The government has taken the high moral ground to deal with the menace of non-performing assets or NPAs that have brought many public sector banks on the verge of bankruptcy.
Many are of the view that if the errant promoter is disqualified from the bidding process it will lead to further losses for banks.
- Deciding who will be eligible to bid:
The key challenge would be to invite expression of interests and resolution plans from applicants who are not related to the Corporate Debtor after conducting due diligence about the creditworthiness of such buyers.
It is now up to the resolution professional to decide who will be eligible to bid for the defaulter companies or their assets.
- Advisory committees chaired by several top corporates
The advisory committees on corporate insolvency and liquidation are chaired by several top corporates.
The appointment of corporates as heads of important corporate insolvency advisory committees under IBBI may not inspire confidence in the credibility of the resolution process.

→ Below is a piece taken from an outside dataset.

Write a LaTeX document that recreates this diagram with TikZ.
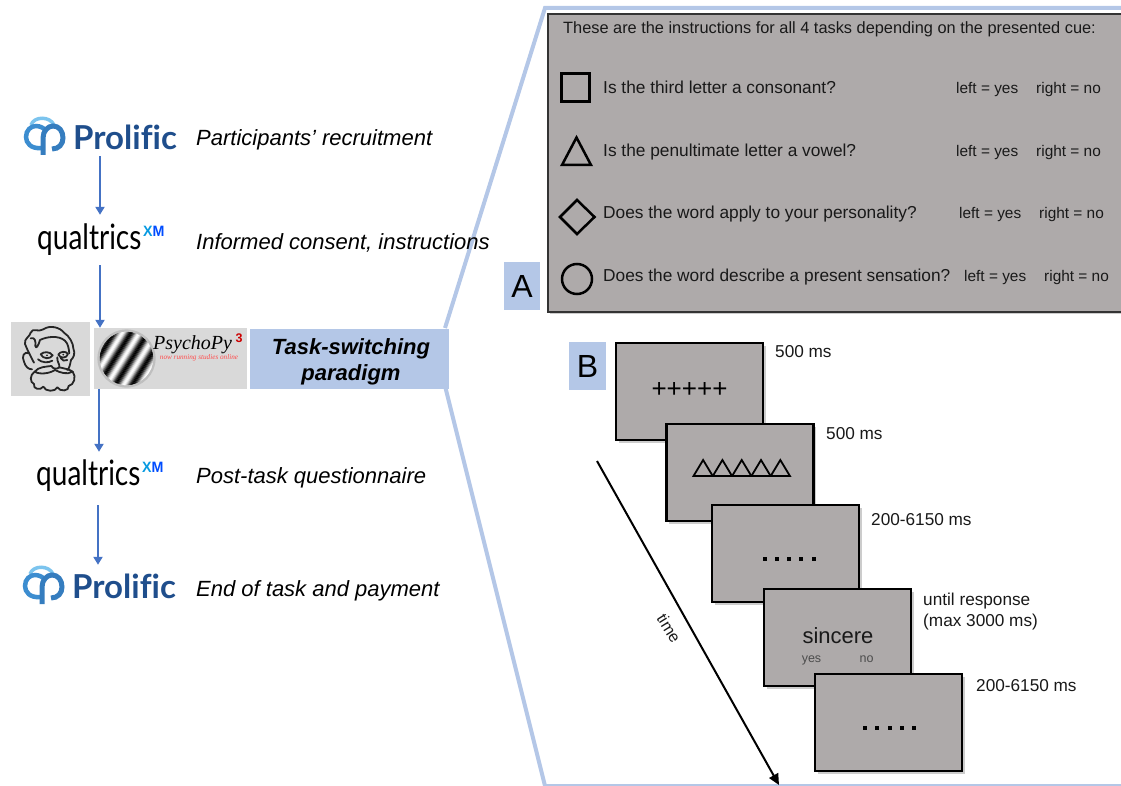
\documentclass[tikz,border=0pt]{standalone}
\usepackage{fontspec}
\usepackage{graphicx}
\setmainfont{Liberation Sans}
\newfontfamily\logofont{Lato}
\newfontfamily\pyfont{Liberation Serif}
\usetikzlibrary{arrows.meta,shadows}
\definecolor{panelgray}{HTML}{AEAAAA}
\definecolor{lightblue}{HTML}{B4C7E7}
\definecolor{flowblue}{HTML}{4472C4}
\definecolor{boxgray}{HTML}{D9D9D9}
\definecolor{prolificblue}{HTML}{1F4E8C}
\definecolor{prolificmid}{HTML}{3C8DD0}
\definecolor{prolificlight}{HTML}{7CC4EE}
\newcommand{\fsz}[1]{\fontsize{#1}{#1}\selectfont}
\tikzset{
  x=1pt,y=-1pt,
  flow/.style={draw=flowblue,line width=2.8pt,-{Triangle[width=9pt,length=8pt]}},
  fan/.style={draw=lightblue,line width=4pt,line join=miter},
  steplabel/.style={font=\fsz{22}\itshape,anchor=west,inner sep=0pt},
  logobox/.style={minimum width=110pt,inner sep=0pt},
  question/.style={font=\fsz{17.3},anchor=base west,inner sep=0pt,text=black!90},
  answer/.style={font=\fsz{15.4},anchor=base west,inner sep=0pt,text=black!90},
  timing/.style={font=\fsz{17.2},anchor=west,inner sep=0pt,text=black!90},
  screen/.style={draw=black,line width=2.6pt,fill=panelgray,minimum width=147pt,minimum height=97pt,inner sep=0pt,
     drop shadow={shadow xshift=2.5pt,shadow yshift=-2.5pt,fill=black!50,opacity=.4}},
  cue/.style={draw=black,line width=2.5pt,fill=none},
  letterbox/.style={fill=lightblue,inner sep=0pt,font=\fsz{32}},
  prologo/.style={inner sep=0pt,anchor=west,text=prolificblue,font=\logofont\bfseries\fsz{33}},
  qualogo/.style={inner sep=0pt,anchor=base west}
}
\newcommand{\qualtricslogo}{\scalebox{.8}[1]{\logofont\fsz{35}qualtrics}}
\begin{document}
\begin{tikzpicture}
\useasboundingbox (0,0) rectangle (1121,786);
% left column logo nodes
\node[logobox,minimum height=38pt] (pro1) at (100,137) {};
\node[logobox,minimum height=50pt] (qua1) at (100,240) {};
\node[logobox,minimum height=53pt] (qua2) at (99,478.5) {};
\node[logobox,minimum height=38pt] (pro2) at (98,584) {};
\node[fill=boxgray,minimum width=79pt,minimum height=74pt,inner sep=0pt] (face) at (50.5,359) {};
\node[fill=boxgray,minimum width=153pt,minimum height=61pt,inner sep=0pt] (psy) at (170.5,358.5) {};
\node[fill=lightblue,minimum width=199pt,minimum height=60pt,inner sep=0pt] (task) at (349.5,359) {};
\node[inner sep=0pt,font=\fsz{22}\bfseries\itshape] (task1) at (351,349) {Task-switching};
\node[inner sep=0pt,font=\fsz{22}\bfseries\itshape] (task2) at (351,374.5) {paradigm};

% fan lines from task box
\coordinate (fanA) at (445,328);
\coordinate (fanB) at (545,8);
\coordinate (fanC) at (1125,8);
\coordinate (fanD) at (445,386);
\coordinate (fanE) at (545,786);
\coordinate (fanF) at (1125,786);
\draw[fan] (fanA) -- (fanB) -- (fanC);
\draw[fan] (fanD) -- (fanE) -- (fanF);

% Prolific logos
\foreach \px/\py in {25/118,24/567}{
  \begin{scope}[shift={(\px,\py)}]
    \draw[prolificlight,line width=3.5pt] (6,7) .. controls (9,-2) and (25,-2) .. (29,7);
    \draw[prolificmid,line width=4.5pt] (16,30) .. controls (6,31) and (1,25) .. (1,19) .. controls (1,12) and (6,8) .. (11,8) .. controls (15,8) and (19,10) .. (21,13);
    \draw[prolificmid!75!prolificblue,line width=5pt] (18,37) -- (18,20) .. controls (18,13) and (23,8) .. (28,8) .. controls (34,8) and (38,13) .. (38,20) .. controls (38,26) and (34,31) .. (27,31);
  \end{scope}
}
\node[prologo] (pt1) at (73,137) {Prolif\kern0pt ic};
\node[prologo] (pt2) at (72,586) {Prolif\kern0pt ic};

% Qualtrics logos
\node[qualogo] (qt1) at (37,250) {\qualtricslogo};
\node[qualogo] (qt2) at (36,485) {\qualtricslogo};
\foreach \qx/\qy in {143/237,142/472}{
  \node[inner sep=0pt,anchor=base west,font=\bfseries\fsz{15}] at (\qx,\qy) {\scalebox{.95}[1]{\textcolor{cyan!85!blue}{X}\textcolor{blue!70!cyan}{M}}};
}

% flow
\draw[flow] (pro1.south) -- (qua1.north);
\draw[flow] (qua1.south) -- (qua1.south |- psy.north);
\draw[flow] (qua2.north |- psy.south) -- (qua2.north);
\draw[flow] (qua2.south -| pro2.north) -- (pro2.north);

% step labels
\node[steplabel] (l1) at (196,140) {Participants’ recruitment};
\node[steplabel] (l2) at (196,243) {Informed consent, instructions};
\node[steplabel] (l3) at (196,478) {Post-task questionnaire};
\node[steplabel] (l4) at (196,591) {End of task and payment};

% face
\begin{scope}[shift={(10,320)},x=.3333pt,y=-.3333pt,line width=1.8pt,black!85,line cap=round,line join=round]
  % hair and head
  \draw (72,128) .. controls (62,110) and (50,85) .. (45,72) .. controls (42,55) and (60,50) .. (62,38)
     .. controls (68,22) and (85,38) .. (100,28) .. controls (120,14) and (150,22) .. (162,38)
     .. controls (178,48) and (190,70) .. (190,85) .. controls (196,100) and (192,112) .. (183,120)
     .. controls (180,135) and (178,145) .. (172,150);
  \draw (62,55) .. controls (75,50) and (78,65) .. (76,78) .. controls (78,88) and (85,78) .. (90,60) .. controls (110,50) and (145,45) .. (165,62) .. controls (175,72) and (176,85) .. (178,100);
  % ear
  \draw (58,100) .. controls (42,92) and (34,110) .. (42,125) .. controls (46,140) and (55,148) .. (66,148);
  % eyes
  \draw (92,103) .. controls (100,94) and (120,94) .. (128,106) .. controls (120,118) and (100,118) .. (92,103);
  \draw (145,104) .. controls (150,94) and (168,92) .. (174,102) .. controls (170,116) and (150,116) .. (145,104);
  \fill (111,106) circle (3); \fill (160,104) circle (3);
  \draw (84,118) .. controls (95,128) and (115,130) .. (127,122);
  % nose
  \draw (142,112) .. controls (140,125) and (150,132) .. (148,142) .. controls (140,148) and (130,148) .. (124,138);
  \draw (172,120) .. controls (165,125) and (155,122) .. (152,114);
  % moustache
  \draw (124,138) .. controls (110,140) and (85,140) .. (74,155) .. controls (90,165) and (120,160) .. (135,150)
     .. controls (150,158) and (172,165) .. (188,155) .. controls (180,148) and (160,145) .. (148,142);
  % beard
  \draw (74,155) .. controls (58,165) and (60,188) .. (72,192) .. controls (68,208) and (92,212) .. (100,200)
     .. controls (106,216) and (136,216) .. (142,202) .. controls (150,216) and (178,214) .. (176,198)
     .. controls (192,195) and (200,170) .. (188,155);
\end{scope}

% psychopy
\begin{scope}
  \clip (126.5,358.5) circle (27);
  \begin{scope}[rotate around={-32:(126.5,358.5)}]
    \foreach \k in {0,...,70}{
      \pgfmathsetmacro{\gv}{50+50*sin(\k*25)}
      \fill[white!\gv!black] (91+\k,320) rectangle ++(1.2,80);
    }
  \end{scope}
\end{scope}
\draw[black!25,line width=2.2pt] (126.5,358.5) circle (28);
\node[inner sep=0pt,anchor=base west,font=\pyfont\itshape\fsz{20}] (pytext) at (153,349) {PsychoPy};
\node[inner sep=0pt,anchor=base west,font=\bfseries\fsz{12.5},text=red!80!black] (py3) at (235.5,342) {3};
\node[inner sep=0pt,font=\pyfont\itshape\fsz{7.2},text=red!70] (pysub) at (199,358) {now running studies online};

% panel A
\path[draw=black!80,line width=1.6pt,fill=panelgray,
  drop shadow={shadow xshift=2pt,shadow yshift=-2pt,fill=black!50,opacity=.4}] (548,14) rectangle (1135,312);
\node[inner sep=0pt,anchor=west,font=\fsz{16.35},text=black!90] (head) at (563,29) {These are the instructions for all 4 tasks depending on the presented cue:};
\draw[cue] (561.3,73.3) rectangle (589.7,101.7);
\draw[cue] (576.5,137.5) -- (591,165) -- (562,165) -- cycle;
\draw[cue] (577,200) -- (594.5,217) -- (577,234) -- (560,217) -- cycle;
\draw[cue] (577,279) circle (15);
\node[question] (q1) at (603,94) {Is the third letter a consonant?};
\node[question] (q2) at (603,156.5) {Is the penultimate letter a vowel?};
\node[question] (q3) at (603,219) {Does the word apply to your personality?};
\node[question] (q4) at (603,281) {Does the word describe a present sensation?};
\foreach \yy/\xl/\xr in {94/956/1036,157/956/1036,219/959/1039,281/964/1044}{
  \node[answer] at (\xl,\yy) {left = yes};
  \node[answer] at (\xr,\yy) {right = no};
}
\node[letterbox,minimum width=36pt,minimum height=48pt] (A) at (522,286) {A};
\node[letterbox,minimum width=37pt,minimum height=48pt] (B) at (587.5,366) {B};

% screens
\node[screen] (s1) at (689.5,391.5) {};
\node[screen] (s2) at (740,472.5) {};
\node[screen] (s3) at (785.5,553.5) {};
\node[screen] (s4) at (837.5,637.5) {};
\node[screen] (s5) at (888.5,722.5) {};
\node[inner sep=0pt,font=\fsz{26}] (plus) at (689.5,390) {+++++};
\foreach \k in {0,...,4}{
  \draw[black,line width=1.8pt,line join=miter] (693.5+\k*19.3,476) -- ++(9.6,-16) -- ++(9.6,16) -- cycle;
}
\foreach \k in {0,...,4}{
  \fill[black] (762.5+\k*12.3,557) rectangle ++(4,4);
  \fill[black] (863+\k*12.3,726) rectangle ++(4,4);
}
\node[inner sep=0pt,font=\fsz{22},text=black!90] (word) at (838,636) {sincere};
\node[inner sep=0pt,font=\fsz{12.5},text=black!70,anchor=base] (yes) at (811.5,662) {yes};
\node[inner sep=0pt,font=\fsz{12.5},text=black!70,anchor=base] (no) at (866.5,662) {no};
\node[timing] at (775,351.5) {500 ms};
\node[timing] at (826,434) {500 ms};
\node[timing] at (871,520) {200-6150 ms};
\node[timing] at (923,601) {until response};
\node[timing] at (923,622) {(max 3000 ms)};
\node[timing] at (976,686) {200-6150 ms};
\coordinate (t0) at (597,461);
\coordinate (t1) at (779,785);
\draw[black,line width=2pt,-{Triangle[width=10pt,length=11pt]}] (t0) -- (t1);
\node[inner sep=0pt,font=\fsz{16},rotate=-58,text=black!90] (time) at (669,628) {time};
\end{tikzpicture}
\end{document}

The recent ordinance may end up being used selectively to defeat the very objective of penalising the errant promoter.
The banks will only lose if resolution is side-tracked by the ensuing power struggle among corporate India to purchase distressed assets at rock-bottom prices.
- The Ordinance gives incentives to the banks to delay NPA recognition for as long as possible
By disqualifying a large number of persons, the Ordinance will lower the amount that the banks as the main financial creditors in most of the IBC cases expect to recover. This may result in the banks not recognising accounts as NPA so that the promoters can submit their bids in the IBC resolution process.
- Affect the incentives of the government
The Ordinance may also affect the incentives of the government as the majority shareholder in these banks. The government maybe incentivised to encourage public sector firms (PSUs) to bid in the IBC resolution process so that the deals go through at relatively higher prices and the PSU banks do not face large haircuts.
What is the likely impact of this Ordinance on IBC?
- Procedural impact:
The Ordinance introduces substantial procedural uncertainty in the resolution process and opens it up to disputes and litigation. These insolvency professionals now have the task of determining the eligibility of applicants as per this Ordinance.
- Economic impact on resolution
The Ordinance effectively disqualifies vast sections of the corporate world, both in India and abroad, from participating in the IBC bidding process.
In doing so, it significantly reduces the number of likely resolution plans that maybe submitted in any IBC case in an already gloomy landscape. The lack of competition among the narrow pool of eligible bidders will depress the financial value of any resolution plan
- Impact on IBC principles:
By substantially shrinking the universe of eligible resolution applicants as well as potential buyers in liquidation, the Ordinance violates the core principles of the IBC.
The IBC is based on the premise that all business failure is not fraud. The Ordinance by its very design goes against this principle. A person may have faced adverse economic shocks such as a business cycle downturn or a commodity price shock. This is different from a fraudulent or an unscrupulous promoter who may have been siphoning off assets from her own firm.
But, The Ordinance treats both these categories on par.
An ultimate test of the success of IBC is the recovery rate. As the preamble to IBC clearly states, the primary objective of the law is maximisation of value of assets of the debtor firm undergoing the insolvency and bankruptcy proceedings. Fulfilling this objective requires a competitive bidding process such that there is a fair price discovery mechanism.
One way to resolve this conundrum maybe to bar promoters from participating in the IBC bidding process in their full capacity while permitting them to make deals with third parties such as private equity funds, who would be the primary bidders.
Even though there have been concerns about the amendment, it should ensure that errant promoters don’t end up getting the business back with all sacrifices being made by the lenders.